Los roces de Sankara con Houphouët-Boigny no eran novedad. Las relaciones entre ellos casi siempre fueron malas. En septiembre de 1985, el realineamiento del Consejo de la Entente, foro de cooperación del África occidental francófona, mostró en la cúspide del poder a Houphouët-Boigny, a lo que su rival respondió que ese nuevo reagrupamiento era, en su opinión, de origen reaccionario, derechoso y conservador y de ser un instrumento de la estrategia neocolonial francesa. Sin lugar a dudas, el marfileño fue el hombre fuerte de Francia en África
Contra Sankara, Houphouët-Boigny creó una cuarta región militar en el norte de Costa de Marfil, próxima a Burkina Faso. La primera estaba ligada por un acuerdo de defensa a Francia. La armada marfileña fue casi un cuerpo suplementario de su homóloga francesa, y en estrecha tutela. El líder burkinés nunca cesó de fustigar y denunciar al imperialismo y sus agentes locales. El líder marfileño no podía dejar de sentirse tocado. El idealismo revolucionario burkinés atrajo a muchos jóvenes de Costa de Marfil.
Sin posibilidad de tener un diálogo con los sectores burkineses, sin embargo, Houphouët-Boigny encontró un aliado en Compaoré. En Costa de Marfil se emprendió una guerra propagandística por la cual se denunció la deriva fascista y militar del régimen de Uagadugú. Incluso, desde una perspectiva mucho más miserable, anónimos acusaron a Sankara de haber organizado orgías e involucrar a su esposa en estas.
A esta difamación también se sumó el presidente togolés, Eyadéma, que ya había tenido sus cruces con el capitán burkinés. Pero el rechazo a su régimen fue exacerbado el 23 de septiembre de 1986, cuando un comando de 70 hombres, procedente de Ghana, intentó derrocar al gobierno de Lomé. Eyadéma acusó a su vecino de haber formado y encausado a los agresores. Más tarde, el presidente de Togo resultó el primero en reconocer al régimen tras la caída de Sankara en octubre de 1987. Dos meses antes había oficiado de anfitrión ante Compaoré.
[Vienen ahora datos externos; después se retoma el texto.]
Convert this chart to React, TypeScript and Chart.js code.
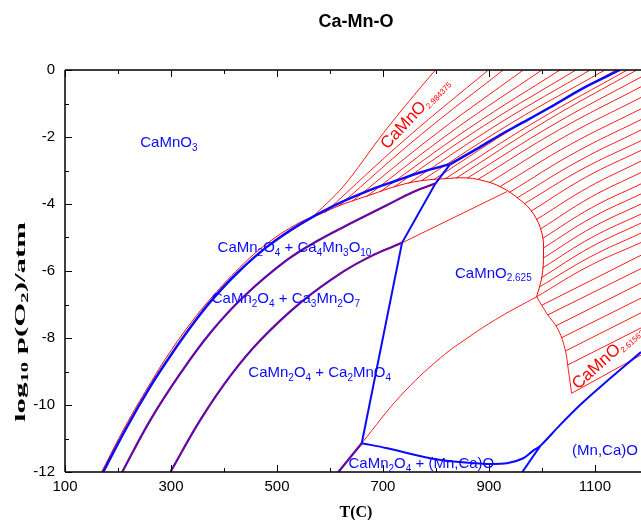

Antes del complot las relaciones entre Compaoré y Sankara fueron buenas, al menos en apariencia. El primero se reunía todos los días a almorzar junto a Sankara y su esposa Mariam, en donde hablaban de todo y el presidente comentaba los problemas de gestión, mostrando la gran confianza que le tenía, hasta el punto de designarlo, tras otorgarle crecientes responsabilidades, en el cargo de primer ministro, en septiembre de 1987.
Compaoré y el expresidente revolucionario eran muy diferentes. Mientras al primero le gustaba sostener un buen nivel de vida y de lujos, Sankara tenía un modo ascético de vivir, en un momento declaró sus bienes: una motocicleta, libros y una casa chica de la que seguía pagando un crédito. Casado Compaoré con Chantal Terrason, una marfileña de la corte presidencial, ella convenció a su marido de llevar adelante un estilo de vida acorde al lujo y al mérito que le correspondía. Sankara apostaba al debate abierto y la convicción, en contraste, Compaoré se inclinaba por la intriga y el poder de las armas. Tras un complot descubierto en mayo de 1984, el austero presidente se opuso a la ejecución de los siete principales instigadores, aunque su amigo abogó por reunir una mayoría que se le opusiera y fuera partidaria del fusilamiento. Durante años la tensión entre estos dos hombres creció gracias a una guerra de panfletos difamatorios.
Como un mártir
En los últimos momentos de su vida, y consciente del peligro que corría, todo pareciera indicar que Sankara siguió una actitud de dejar hacer, pues había escrito que veía inminente la preparación de su asesinato. Él conocía las intenciones de Compaoré y de su guardia personal, y no ignoraba las relaciones de la mujer de su amigo con los mandatarios Eyadéma y Houphouët-Boigny. Pero, a pesar del peligro, el presidente no quería llevar la situación al desenlace de una guerra fratricida. Fiel a su filosofía, explicó a sus allegados que el recurso a las armas para saldar las diferencias políticas era un error.
Sankara pasó a la historia, luego siguió la leyenda. Compaoré, su sucesor y antiguo amigo, se unió cómodo al juego de la Françafrique y hasta apoyó al señor de la guerra liberiano Charles Taylor sacando rédito de la guerra civil que asoló su nación. Quienes no escatimaron balas fueron los amigos de Francia. Pese a que el líder asesinado dijera: «Yo, Sankara, estoy de paso, lo que debe quedar es el pueblo», Compaoré gobernó hasta 2014 sin el último, hasta su caída tras la reacción del pueblo. Sankara se unió al panteón de líderes populares africanos y anticolonialistas asesinados como Patrice Lumumba, Amílcar Cabral y Ruben Um Nyobè que lo dieron todo por la causa de sembrar las bases para erigir el proyecto de construcción social y económica africana, destinado a la mayoría social.